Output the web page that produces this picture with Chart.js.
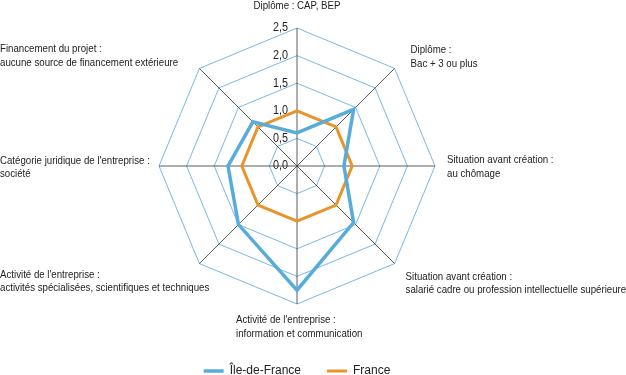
<!DOCTYPE html>
<html>
<head>
<meta charset="utf-8">
<script src="https://cdn.jsdelivr.net/npm/chart.js@4.4.1/dist/chart.umd.min.js"></script>
<style>
  html, body { margin: 0; padding: 0; background: #fff; }
  #wrap { width: 626px; height: 375px; }
</style>
</head>
<body>
<div id="wrap"><canvas id="myChart"></canvas></div>
<script>
    // categories (axes) du radar, chaque libellé sur une ou deux lignes
    const categories = [
        ['Diplôme : CAP, BEP'],
        ['Diplôme :', 'Bac + 3 ou plus'],
        ['Situation avant création :', 'au chômage'],
        ['Situation avant création :', 'salarié cadre ou profession intellectuelle supérieure'],
        ["Activité de l'entreprise :", 'information et communication'],
        ["Activité de l'entreprise :", 'activités spécialisées, scientifiques et techniques'],
        ["Catégorie juridique de l'entreprise :", 'société'],
        ['Financement du projet :', 'aucune source de financement extérieure']
    ];

    // séries
    const valeursIDF = [0.6, 1.45, 0.85, 1.45, 2.25, 1.5, 1.25, 1.13];
    const valeursFrance = [1.0, 1.0, 1.0, 1.0, 1.0, 1.0, 1.0, 1.0];

    // graduations
    const graduations = [0, 0.5, 1.0, 1.5, 2.0, 2.5];

    const police = "'Liberation Sans', Arial, sans-serif";

    // texte un peu condensé (la police d'origine est étroite)
    function texteEtroit(ctx, t, x, y, etroit) {
        ctx.save();
        ctx.translate(x, y);
        ctx.scale(etroit, 1);
        ctx.fillText(t, 0, 0);
        ctx.restore();
    }

    // libellés des axes + graduations dessinés à la main
    const libellesPlugin = {
        id: 'libelles',
        afterDraw(chart) {
            const scale = chart.scales.r;
            const ctx = chart.ctx;
            ctx.save();
            ctx.fillStyle = '#222';
            ctx.textBaseline = 'middle';

            // graduations a gauche de l'axe vertical
            ctx.textAlign = 'right';
            ctx.font = '12px ' + police;
            graduations.forEach(function (v) {
                const d = scale.getDistanceFromCenterForValue(v);
                texteEtroit(ctx, v.toFixed(1).replace('.', ','), scale.xCenter - 9, scale.yCenter - d, 0.9);
            });

            ctx.font = '11px ' + police;
            const hauteurLigne = 13.5;
            categories.forEach(function (lignes, i) {
                const p = scale.getPointPosition(i, scale.drawingArea);
                let x, y;
                ctx.textAlign = 'left';
                if (i === 0) { ctx.textAlign = 'center'; x = p.x; y = p.y - 22; }
                else if (i === 1) { x = p.x + 16; y = p.y - 18; }
                else if (i === 2) { x = p.x + 12; y = p.y - 6; }
                else if (i === 3) { x = p.x + 11; y = p.y + 13; }
                else if (i === 4) { x = p.x - 61; y = p.y + 16; }
                else if (i === 5) { x = 0; y = p.y + 11; }
                else if (i === 6) { x = 0; y = p.y - 5.5; }
                else { x = 0; y = p.y - 19; }
                lignes.forEach(function (t, k) {
                    texteEtroit(ctx, t, x, y + k * hauteurLigne, 0.88);
                });
            });
            ctx.restore();
        }
    };

    const dados = {
        labels: categories.map(c => c.join(' ')),
        datasets: [
            {
                label: 'Île-de-France',
                data: valeursIDF,
                borderColor: 'rgb(88, 172, 220)',
                backgroundColor: 'rgb(88, 172, 220)',
                borderWidth: 3.5,
                pointRadius: 0,
                fill: false
            },
            {
                label: 'France',
                data: valeursFrance,
                borderColor: 'rgb(232, 148, 42)',
                backgroundColor: 'rgb(232, 148, 42)',
                borderWidth: 3,
                pointRadius: 0,
                fill: false
            }
        ]
    };

    const config = {
        type: 'radar',
        data: dados,
        options: {
            responsive: true,
            maintainAspectRatio: false,
            animation: false,
            // bas negatif : la legende descend tout en bas sans reduire le radar
            layout: { padding: { top: 28, left: 0, right: 32, bottom: -12 } },
            scales: {
                r: {
                    min: 0,
                    max: 2.5,
                    ticks: { stepSize: 0.5, display: false },
                    pointLabels: { display: false },
                    grid: { color: 'rgb(120, 184, 230)', lineWidth: 1, circular: false },
                    angleLines: { color: '#333', lineWidth: 0.8 }
                }
            },
            plugins: {
                legend: {
                    position: 'bottom',
                    title: { display: true, text: '', font: { size: 10 }, padding: { top: 0, bottom: 23 } },
                    labels: {
                        usePointStyle: true,
                        pointStyle: 'line',
                        pointStyleWidth: 20,
                        padding: 26,
                        color: '#222',
                        font: { family: police, size: 12 }
                    }
                },
                tooltip: { enabled: false }
            }
        },
        plugins: [libellesPlugin]
    };

    const myChart = new Chart(document.getElementById('myChart'), config);
</script>
</body>
</html>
────────────────────────────────────────
Copy each line above precisely, dropping the pictures.

Output the web page that produces this picture with Chart.js.
<!DOCTYPE html>
<html>
<head>
<meta charset="utf-8">
<script src="https://cdn.jsdelivr.net/npm/chart.js@4.4.1/dist/chart.umd.min.js"></script>
<style>
  html, body { margin: 0; padding: 0; background: #fff; }
  #wrap { width: 626px; height: 375px; }
</style>
</head>
<body>
<div id="wrap"><canvas id="myChart"></canvas></div>
<script>
    // categories (axes) du radar, chaque libellé sur une ou deux lignes
    const categories = [
        ['Diplôme : CAP, BEP'],
        ['Diplôme :', 'Bac + 3 ou plus'],
        ['Situation avant création :', 'au chômage'],
        ['Situation avant création :', 'salarié cadre ou profession intellectuelle supérieure'],
        ["Activité de l'entreprise :", 'information et communication'],
        ["Activité de l'entreprise :", 'activités spécialisées, scientifiques et techniques'],
        ["Catégorie juridique de l'entreprise :", 'société'],
        ['Financement du projet :', 'aucune source de financement extérieure']
    ];

    // séries
    const valeursIDF = [0.6, 1.45, 0.85, 1.45, 2.25, 1.5, 1.25, 1.13];
    const valeursFrance = [1.0, 1.0, 1.0, 1.0, 1.0, 1.0, 1.0, 1.0];

    // graduations
    const graduations = [0, 0.5, 1.0, 1.5, 2.0, 2.5];

    const police = "'Liberation Sans', Arial, sans-serif";

    // texte un peu condensé (la police d'origine est étroite)
    function texteEtroit(ctx, t, x, y, etroit) {
        ctx.save();
        ctx.translate(x, y);
        ctx.scale(etroit, 1);
        ctx.fillText(t, 0, 0);
        ctx.restore();
    }

    // libellés des axes + graduations dessinés à la main
    const libellesPlugin = {
        id: 'libelles',
        afterDraw(chart) {
            const scale = chart.scales.r;
            const ctx = chart.ctx;
            ctx.save();
            ctx.fillStyle = '#222';
            ctx.textBaseline = 'middle';

            // graduations a gauche de l'axe vertical
            ctx.textAlign = 'right';
            ctx.font = '12px ' + police;
            graduations.forEach(function (v) {
                const d = scale.getDistanceFromCenterForValue(v);
                texteEtroit(ctx, v.toFixed(1).replace('.', ','), scale.xCenter - 9, scale.yCenter - d, 0.9);
            });

            ctx.font = '11px ' + police;
            const hauteurLigne = 13.5;
            categories.forEach(function (lignes, i) {
                const p = scale.getPointPosition(i, scale.drawingArea);
                let x, y;
                ctx.textAlign = 'left';
                if (i === 0) { ctx.textAlign = 'center'; x = p.x; y = p.y - 22; }
                else if (i === 1) { x = p.x + 16; y = p.y - 18; }
                else if (i === 2) { x = p.x + 12; y = p.y - 6; }
                else if (i === 3) { x = p.x + 11; y = p.y + 13; }
                else if (i === 4) { x = p.x - 61; y = p.y + 16; }
                else if (i === 5) { x = 0; y = p.y + 11; }
                else if (i === 6) { x = 0; y = p.y - 5.5; }
                else { x = 0; y = p.y - 19; }
                lignes.forEach(function (t, k) {
                    texteEtroit(ctx, t, x, y + k * hauteurLigne, 0.88);
                });
            });
            ctx.restore();
        }
    };

    const dados = {
        labels: categories.map(c => c.join(' ')),
        datasets: [
            {
                label: 'Île-de-France',
                data: valeursIDF,
                borderColor: 'rgb(88, 172, 220)',
                backgroundColor: 'rgb(88, 172, 220)',
                borderWidth: 3.5,
                pointRadius: 0,
                fill: false
            },
            {
                label: 'France',
                data: valeursFrance,
                borderColor: 'rgb(232, 148, 42)',
                backgroundColor: 'rgb(232, 148, 42)',
                borderWidth: 3,
                pointRadius: 0,
                fill: false
            }
        ]
    };

    const config = {
        type: 'radar',
        data: dados,
        options: {
            responsive: true,
            maintainAspectRatio: false,
            animation: false,
            // bas negatif : la legende descend tout en bas sans reduire le radar
            layout: { padding: { top: 28, left: 0, right: 32, bottom: -12 } },
            scales: {
                r: {
                    min: 0,
                    max: 2.5,
                    ticks: { stepSize: 0.5, display: false },
                    pointLabels: { display: false },
                    grid: { color: 'rgb(120, 184, 230)', lineWidth: 1, circular: false },
                    angleLines: { color: '#333', lineWidth: 0.8 }
                }
            },
            plugins: {
                legend: {
                    position: 'bottom',
                    title: { display: true, text: '', font: { size: 10 }, padding: { top: 0, bottom: 23 } },
                    labels: {
                        usePointStyle: true,
                        pointStyle: 'line',
                        pointStyleWidth: 20,
                        padding: 26,
                        color: '#222',
                        font: { family: police, size: 12 }
                    }
                },
                tooltip: { enabled: false }
            }
        },
        plugins: [libellesPlugin]
    };

    const myChart = new Chart(document.getElementById('myChart'), config);
</script>
</body>
</html>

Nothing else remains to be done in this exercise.